When I first started in AA, I was told I only needed to be willing to believe in a higher power, not actually have one. This was a relief to me as that higher power thing was difficult and I was already struggling. At first, like many of us, I chose the AA group itself as my higher power. Surely that collective had to be more powerful than I on my own. No Jesus Christ for me, I began to read voraciously, in search of my higher power who has developed into a loving power, with the appearance of a lizard made from many spare lizard parts (I have seen such a lizard in the desert). Higher power's name is Roland. Come on, of course this is not literally true, but this is what I am willing to share - I've been told I can pray to a lightbulb or a doorknob if that's what works for me. The tenets of Rolandism draw from many learned writings and I seem to have well integrated one narrow precept fairly well. I applied it to my problem, worked it until I believed it, and came out healthy and sober, with a plan.

As much as I would like things to remain static, black and white, they don't. Everything changes every moment. I don't control that. But I do have to live with it. It occurs to me (lighting bolt at age 58) that, as nothing is black and white, then my tendencies to assign like/dislike, love/hate or right/wrong designation to a situation probably contribute to self-delusion. Rather than opposites, those things seem to be integral parts of the same whole concept, which I cannot dissect. I am forced to accept things as they are, not as I wish them to be and then stab them with a poster pin to hold them in place at the opportune stage. So, as the wind screams and my appointment was just pushed out until tomorrow, I believe I'll go put a few miles on my aching body.

Something that charms me/disarms me, that I like/dislike, love/hate:  I have lived a life down a groundhog hole in the dark. Reveal nothing! I am musing on the dichotomy of my groundhogly self now superimposed by someone transparent enough to be understood, even just a little. When I went too quiet, others noticed and asked me about it.
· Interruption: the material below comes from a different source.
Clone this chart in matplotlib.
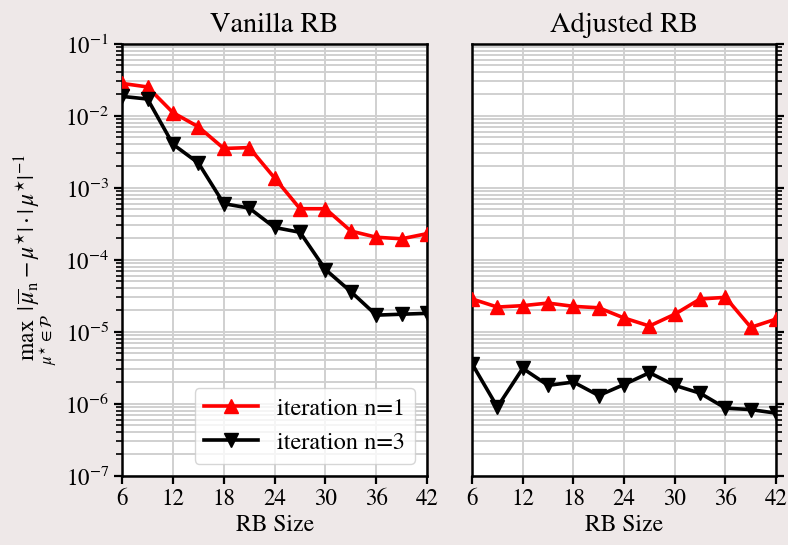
import numpy as np
import matplotlib
matplotlib.use("Agg")
import matplotlib.pyplot as plt

# ── Data ─────────────────────────────────────────────────────────────────────
rb_size = [6, 9, 12, 15, 18, 21, 24, 27, 30, 33, 36, 39, 42]

vanilla_n1 = [2.8e-2, 2.5e-2, 1.1e-2, 7.0e-3, 3.5e-3, 3.6e-3, 1.36e-3,
              5.1e-4, 5.1e-4, 2.5e-4, 2.05e-4, 1.95e-4, 2.3e-4]
vanilla_n3 = [1.85e-2, 1.7e-2, 4.0e-3, 2.2e-3, 6.0e-4, 5.2e-4, 2.8e-4,
              2.4e-4, 7.3e-5, 3.6e-5, 1.7e-5, 1.75e-5, 1.8e-5]

adjusted_n1 = [2.85e-5, 2.2e-5, 2.3e-5, 2.5e-5, 2.25e-5, 2.15e-5, 1.55e-5,
               1.2e-5, 1.75e-5, 2.85e-5, 3.0e-5, 1.15e-5, 1.5e-5]
adjusted_n3 = [3.6e-6, 9.0e-7, 3.1e-6, 1.8e-6, 2.0e-6, 1.3e-6, 1.85e-6,
               2.7e-6, 1.8e-6, 1.4e-6, 8.7e-7, 8.3e-7, 7.4e-7]

titles = ["Vanilla RB", "Adjusted RB"]
x_ticks = [6, 12, 18, 24, 30, 36, 42]

# ── Style ────────────────────────────────────────────────────────────────────
plt.rcParams["font.family"] = ["STIXGeneral", "DejaVu Serif"]
plt.rcParams["mathtext.fontset"] = "stix"
plt.rcParams["font.size"] = 16.5

BG = "#eee8e8"

fig = plt.figure(figsize=(7.88, 5.45), dpi=100, facecolor=BG)
ax_l = fig.add_axes([0.155, 0.127, 0.387, 0.793])
ax_r = fig.add_axes([0.599, 0.127, 0.386, 0.793], sharey=ax_l)

panels = [(ax_l, vanilla_n1, vanilla_n3), (ax_r, adjusted_n1, adjusted_n3)]

for ax, s1, s3 in panels:
    ax.plot(rb_size, s1, color="red", lw=2.6, marker="^", ms=10.5,
            label="iteration n=1", zorder=3)
    ax.plot(rb_size, s3, color="black", lw=2.6, marker="v", ms=10.5,
            label="iteration n=3", zorder=3)
    ax.set_yscale("log")
    ax.set_ylim(1e-7, 1e-1)
    ax.set_xlim(6, 42)
    ax.set_xticks(x_ticks)
    ax.set_xlabel("RB Size", fontsize=17, labelpad=3)
    ax.grid(which="major", color="#d0d0d0", lw=1.4)
    ax.grid(which="minor", axis="y", color="#d0d0d0", lw=1.4)
    ax.set_axisbelow(True)
    for sp in ax.spines.values():
        sp.set_linewidth(1.8)
    ax.tick_params(which="major", length=6, width=1.6, labelsize=16.5)
    ax.tick_params(which="minor", length=4, width=1.2)

ax_l.set_title(titles[0], fontsize=20.5, pad=8)
ax_r.set_title(titles[1], fontsize=20.5, pad=8)

ax_l.set_ylabel(r"$\max_{\mu^{\star}\in\mathcal{P}}\ |\,\overline{\mu}_{\mathrm{n}}-\mu^{\star}|\cdot|\,\mu^{\star}|^{-1}$",
                fontsize=17, labelpad=4)

# right panel: y ticks on the right side, no labels
ax_r.yaxis.tick_right()
ax_r.tick_params(axis="y", which="both", labelright=False, labelleft=False)

leg = ax_l.legend(loc="lower right", fontsize=17.5, framealpha=0.8,
                  edgecolor="#cccccc", borderpad=0.4, handlelength=2.2,
                  bbox_to_anchor=(1.0, 0.0))

plt.savefig("out.png", dpi=100, facecolor=BG)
More yin and yang? I'll have to meditate and let you know.


  1. Nothing wrong with a little drama, Kiddo. Change is a fact of life in fact for a long time The only god I believed in was Odtaa. One damn thing after another. People care about you, that's another fact of life. As difficult as life can be as long as were mindful of the blessings we have now we WILL be okay. Just don't drink as you've learned.

  2. I'm placing my bets on you against the bear.

  3. @ Tag ~ As we know, just don't take that first drink, eh?

    My drama in the past has been of the John Wilkes Booth variety vs. that of the actual actors on the stage playing in Our American Cousin. I'm looking for the middle ground.

  4. @ Kirk ~ I thank you for that. I'll see your bet and raise you a lizard.

  5. Your title jumped out at me as I had awoken from a dream of a bear chasing my mom and me this morning. I was pretty sure we were going to make it to the house before the mad sow caught up to us.

    So you can just outrun the bear if you don't want to wrestle... you do have choices indeed!
    xoxo Kim

  6. @ Numinosity Beads ~ Yow, Kim, that is a terrible dream! I'd take on a bear to help you and Mom escape. I'm used to it now.

    Lots of choices! Good ones and bad ones. Where will I land when all is said and done? For today - for this 24 hours - I think it will be in a positive place.

  7. What is the change in your living arrangement that you spoke of?

  8. @ the Badger ~ Not fit for blog, Badge. I'll send you an e-mail.